UC budget fight: Brown playing 3D chess, Napolitano playing tic-tac-toe

UC budget fight: Brown playing 3D chess, Napolitano playing tic-tac-toe

Janet_NapolitanoGov. Jerry Brown has upped the stakes in his fight with University of California President Janet Napolitano over who is ultimately in charge of UC budget and tuition decisions.

Napolitano’s success last fall in getting UC regents to approve a five-year, 28 percent tuition hike conditioned on how much state funding UC receives is what triggered the fight.

In his newly released state budget, the governor not only ignored her call for more funding, he indicated a preparedness to micromanage UC over whom it admits. The Los Angeles Times’ George Skelton depicted Brown as having …

… essentially stiffed UC President Janet Napolitano and the regents, who have threatened to raise tuition again unless the state chips in substantially more money.

Brown re-offered only last year’s deal: a 4% increase, or about $120 million, if the university keeps tuition flat. UC previously said that wasn’t enough. “The $120 million is not chump change,” the governor insisted.

And he threw in a new condition: No additional out-of-state students, who pay triple tuition, crowding out California kids. UC was “created by the people of California … for the citizens of the state,” he declared.

The populist quality of his admissions maneuver will serve Brown well politically — even if it goes against his normal posture of budget pragmatism. Out-of-state students pay so much in tuition that they shore up financing for UC and relieve pressure on the state budget.

Brown, Legislature > Napolitano, regents

But the insiders and UC watchers I have spoken with think the governor is playing three-dimensional chess and Napolitano is playing tic-tac-toe.

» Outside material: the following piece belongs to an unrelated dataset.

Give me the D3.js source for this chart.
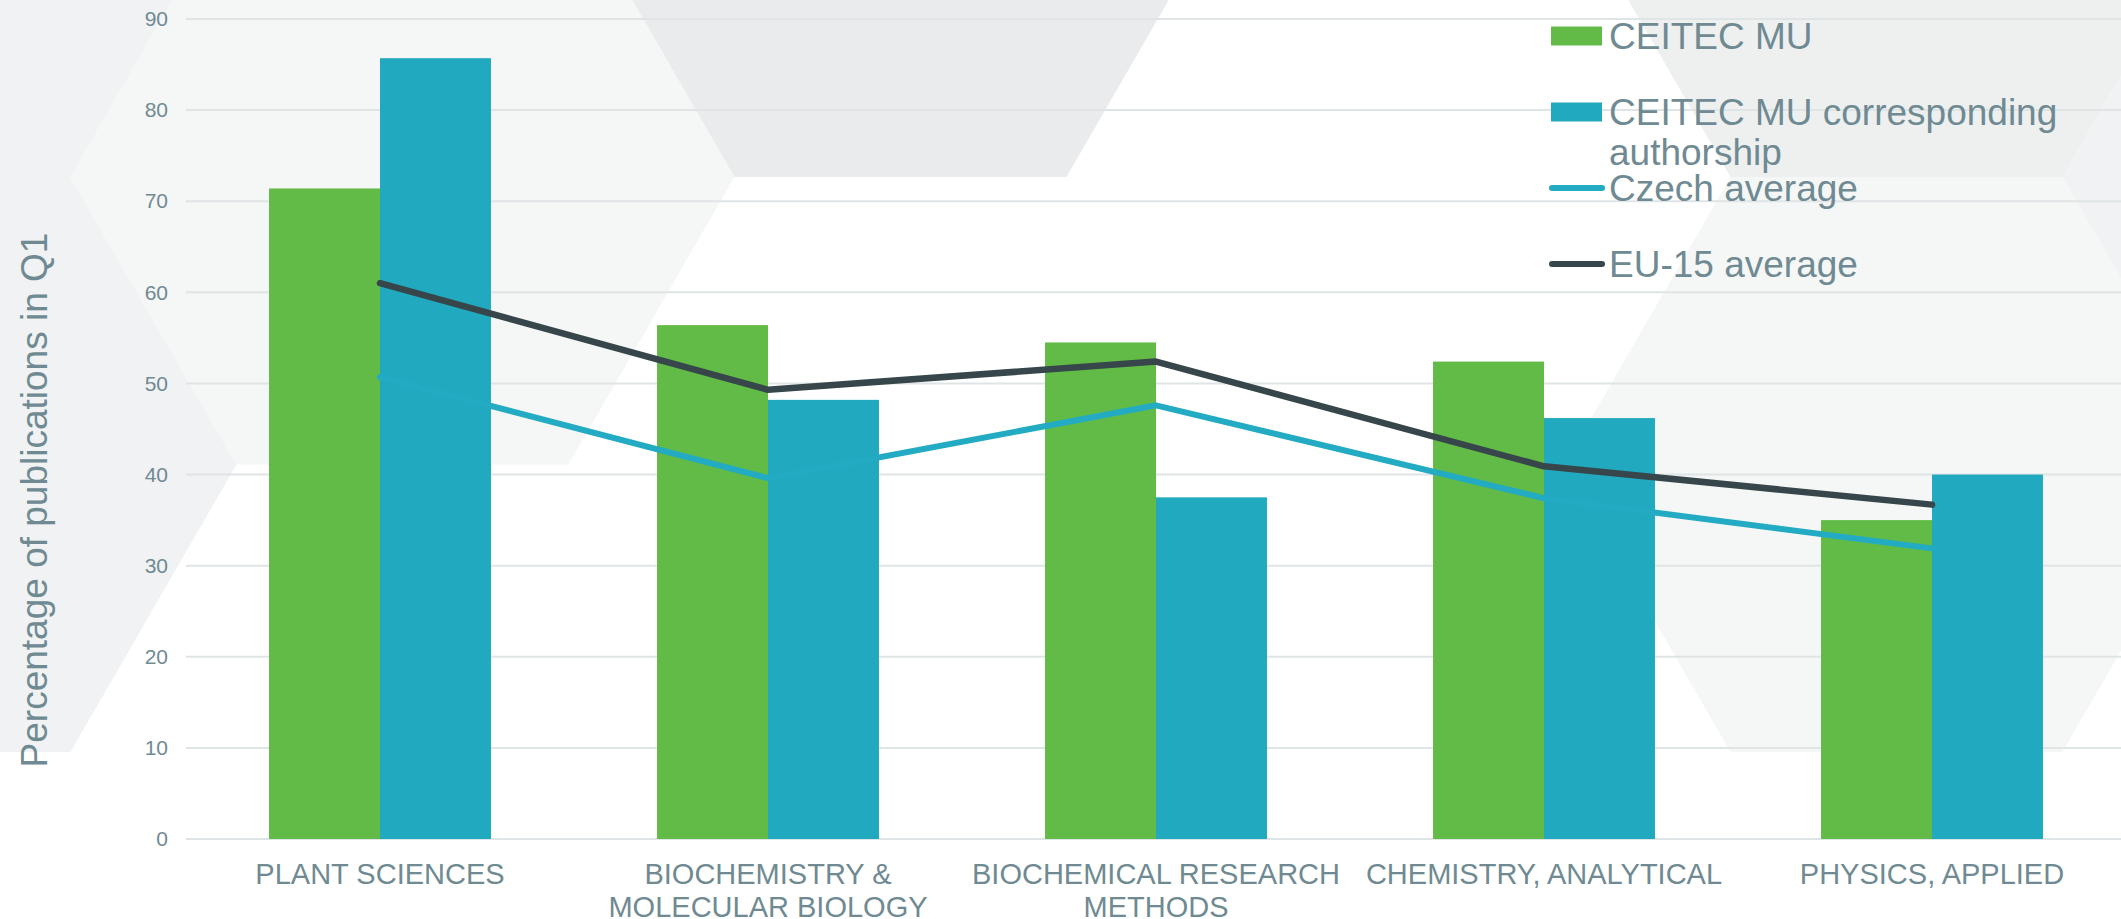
<!DOCTYPE html>
<html>
<head>
<meta charset="utf-8">
<script src="https://cdn.jsdelivr.net/npm/d3@7"></script>
<style>
  body { margin: 0; background: #fff; }
  svg { display: block; font-family: "Liberation Sans", Arial, sans-serif; }
</style>
</head>
<body>
<script>
var categories = ["PLANT SCIENCES", "BIOCHEMISTRY & MOLECULAR BIOLOGY", "BIOCHEMICAL RESEARCH METHODS", "CHEMISTRY, ANALYTICAL", "PHYSICS, APPLIED"]
var ceitec = [71.4, 56.4, 54.5, 52.4, 35.0]
var ceitecCorr = [85.7, 48.2, 37.5, 46.2, 40.0]
var czechAvg = [50.7, 39.6, 47.6, 37.4, 31.9]
var euAvg = [61.0, 49.3, 52.4, 40.9, 36.7]
var yTicks = [0, 10, 20, 30, 40, 50, 60, 70, 80, 90]
var seriesNames = ["CEITEC MU", "CEITEC MU corresponding authorship", "Czech average", "EU-15 average"]

var W = 2121, H = 919
var textColor = "#6f8a92"
var green = "#62bb47", blue = "#21a9bf", czechColor = "#22abc2", euColor = "#37464a"

var svg = d3.select("body").append("svg")
    .attr("width", W)
    .attr("height", H)

// background honeycomb (decoration)
var hexS = 332
var hexCells = [[-1, 0, "#f1f2f4"], [-1, 1, "#f1f2f4"], [0, 0, "#f5f6f6"], [1, 0, "#e9ebec"],
    [3, 0, "#eef0f0"], [3, 1, "#f5f6f6"], [4, 0, "#f0f2f3"]]
var bg = svg.append("g").attr("class", "bg")
hexCells.forEach(function (c) {
    var cx = 402.5 + 1.5 * hexS * c[0]
    var cy = 177 + 575 * c[1] + (c[0] % 2 !== 0 ? -287.5 : 0)
    var pts = d3.range(6).map(function (k) {
        var a = Math.PI / 3 * k
        return [cx + hexS * Math.cos(a), cy + hexS * Math.sin(a)]
    })
    bg.append("polygon")
        .attr("points", pts.map(function (p) { return p.join(",") }).join(" "))
        .attr("fill", c[2])
})

var x = d3.scaleBand()
    .domain(categories)
    .range([186, 2126])
    .paddingInner(0.428)
    .paddingOuter(0.214)

var x1 = d3.scaleBand()
    .domain([0, 1])
    .range([0, x.bandwidth()])

var y = d3.scaleLinear()
    .domain([0, 90])
    .range([839, 19])

// grid lines
svg.append("g")
    .selectAll("line")
    .data(yTicks)
    .enter()
    .append("line")
    .attr("x1", 186)
    .attr("x2", W)
    .attr("y1", function (d) { return y(d) })
    .attr("y2", function (d) { return y(d) })
    .style("stroke", "#dfe4e6")
    .style("stroke-width", 2)

// y axis labels
var yAxis = d3.axisLeft(y).tickValues(yTicks).tickSize(0).tickPadding(0)
var gy = svg.append("g")
    .attr("transform", "translate(168,0)")
    .call(yAxis)
gy.select(".domain").remove()
gy.selectAll("text")
    .style("font-size", "21px")
    .style("font-family", "Liberation Sans, Arial, sans-serif")
    .attr("fill", textColor)

svg.append("text")
    .attr("transform", "translate(47,500) rotate(-90)")
    .attr("text-anchor", "middle")
    .style("font-size", "37px")
    .attr("fill", textColor)
    .text("Percentage of publications in Q1")

// bars
var barSeries = [ceitec, ceitecCorr]
var barColors = [green, blue]
barSeries.forEach(function (vals, s) {
    svg.append("g")
        .selectAll("rect")
        .data(vals)
        .enter()
        .append("rect")
        .attr("x", function (d, i) { return x(categories[i]) + x1(s) })
        .attr("y", function (d) { return y(d) })
        .attr("width", x1.bandwidth())
        .attr("height", function (d) { return y(0) - y(d) })
        .attr("fill", barColors[s])
})

// lines
var line = d3.line()
    .x(function (d, i) { return x(categories[i]) + x.bandwidth() / 2 })
    .y(function (d) { return y(d) })

svg.append("path")
    .datum(czechAvg)
    .attr("d", line)
    .attr("fill", "none")
    .style("stroke", czechColor)
    .style("stroke-width", 6)
    .style("stroke-linecap", "round")
    .style("stroke-linejoin", "round")

svg.append("path")
    .datum(euAvg)
    .attr("d", line)
    .attr("fill", "none")
    .style("stroke", euColor)
    .style("stroke-width", 6.5)
    .style("stroke-linecap", "round")
    .style("stroke-linejoin", "round")

// category labels, wrapped to the band step
var xl = svg.append("g")
categories.forEach(function (c) {
    var t = xl.append("text")
        .attr("x", x(c) + x.bandwidth() / 2)
        .attr("y", 884)
        .attr("text-anchor", "middle")
        .style("font-size", "29px")
        .attr("fill", textColor)
    var words = c.split(" "), cur = [], lineNo = 0
    var ts = t.append("tspan").attr("x", x(c) + x.bandwidth() / 2)
    words.forEach(function (w) {
        cur.push(w)
        ts.text(cur.join(" "))
        if (ts.node().getComputedTextLength() > x.step() && cur.length > 1) {
            cur.pop()
            ts.text(cur.join(" "))
            cur = [w]
            lineNo++
            ts = t.append("tspan")
                .attr("x", x(c) + x.bandwidth() / 2)
                .attr("dy", 33)
                .text(w)
        }
    })
})

// legend
var legend = svg.append("g")
var legY = [36, 112, 188, 264]
seriesNames.forEach(function (name, i) {
    if (i < 2) {
        legend.append("rect")
            .attr("x", 1551)
            .attr("y", legY[i] - 9.5)
            .attr("width", 51)
            .attr("height", 19)
            .attr("fill", barColors[i])
    } else {
        legend.append("line")
            .attr("x1", 1552)
            .attr("x2", 1602)
            .attr("y1", legY[i])
            .attr("y2", legY[i])
            .style("stroke", i == 2 ? czechColor : euColor)
            .style("stroke-width", 6)
            .style("stroke-linecap", "round")
    }
    var t = legend.append("text")
        .attr("x", 1609)
        .attr("y", legY[i] + 13)
        .style("font-size", "37px")
        .attr("fill", textColor)
    if (i == 1) {
        t.append("tspan").attr("x", 1609).text("CEITEC MU corresponding")
        t.append("tspan").attr("x", 1609).attr("dy", 40).text("authorship")
    } else {
        t.text(name)
    }
})
</script>
</body>
</html>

Brown and the Legislature want to get credit for tuition relief for the middle class. Napolitano wants to have a bigger budget but has yet to convince the public or the media that UC is in dire straits.

The governor just won a landslide re-election by making the case he is a careful fiscal steward of the state. Napolitano has no political base in California after years as governor and attorney general of Arizona and homeland security czar for the Obama administration.

Given these facts and circumstances, it’s difficult to see how Brown can lose this fight. The more interesting question is whether Brown will allow the UC president to save face by making some concessions. To this point, he’s not just content to accept the narrative of her as an adversary, he’s actively encouraging it.

Skelton thinks this may be the end game:

Brown wants to negotiate with Napolitano over university cost-cutting, which could include professors spending more time teaching and less researching.

But that would only be a further humiliation for Napolitano, who has repeatedly declared her intention to keep the UC system as one of the world’s great centers of research.

If Napolitano went along, it would also likely trigger a sharp reaction from the UC Faculty Senate.

The former Arizona gov may already regret challenging the current California gov so directly.